As our results indicate, our strategy is working. In the third quarter, we delivered $0.06 non-GAAP earnings per share, exceeding our guidance of $0.04. Our operations group continues to achieve world-class product cycle times of less than 30 days with yields in the mid-to-high 90s, while we have simultaneously continued to scale our business.

Our new product pipeline produced over the last year accounted for over 40% of our revenue in the third quarter, and our supply chain remains healthy and strong.

I'll talk about what's driving our growth and the demand for our products. The demand by consumers for instantaneous connectivity anytime anywhere, a lot of which is driven by social networking, it's increasing the need for greater and greater bandwidth on the still growing 3G market. The annual growth for 3G is expected to be 35% through 2014.

And according to a recent report we received from Strategy Analytics, today ANADIGICS has a 22% global market share for wireline CDMA power amplifiers, up from 18% in the second quarter.

The demand for our integrated HELP3 power amplifiers, HELP3 HELP4 stoppers and HELP4 wideband CDMA single-band amplifiers remain strong with consistent high attach rates across many customers globally.

Turning to 4G, we are seeing carriers continue to roll out both WiMAX and LTE networks. In September, we began production of the Samsung Epic smartphone.
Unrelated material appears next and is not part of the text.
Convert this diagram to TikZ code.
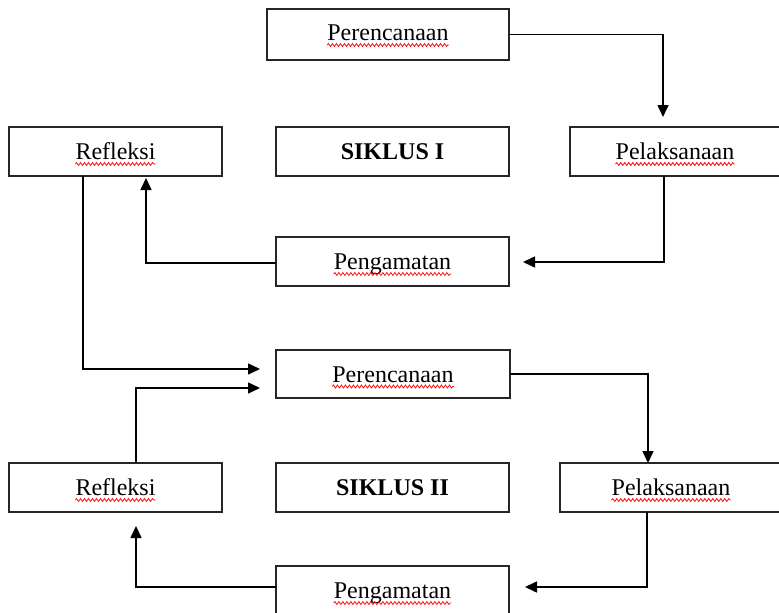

Our AWT6264 product is now playing a key role in bringing 4G to end users as well.

ANADIGICS is at the forefront of 4G market with LTE markets introduced as early as February 2009. And since that time, we have produced some of the most innovative power amplifiers for the LTE market, including products for USB modules, new-generation handsets and femtocells.

Speaking of femtocells, according to ABI Research and our own research, this market is projected to more than double from 2010 through 2014. To capitalize on this market opportunity, ANADIGICS has leveraged its experience in 3G and 4G mobile power amplifier architectures to develop multiple products for the femtocell market with different optimal out power levels and the highest linearity and efficiency in the industry.

Let me now turn to our broadband business and what we're seeing in this market. In the third quarter, broadband increased sequentially by 20%, driven by double-digit increases in cable infrastructure and WiMAX. That said, offsetting this strong revenue growth in broadband reported in the third quarter, we are expecting a more seasonal fourth quarter that will result in a decrease in broadband revenue of approximately 25% sequentially.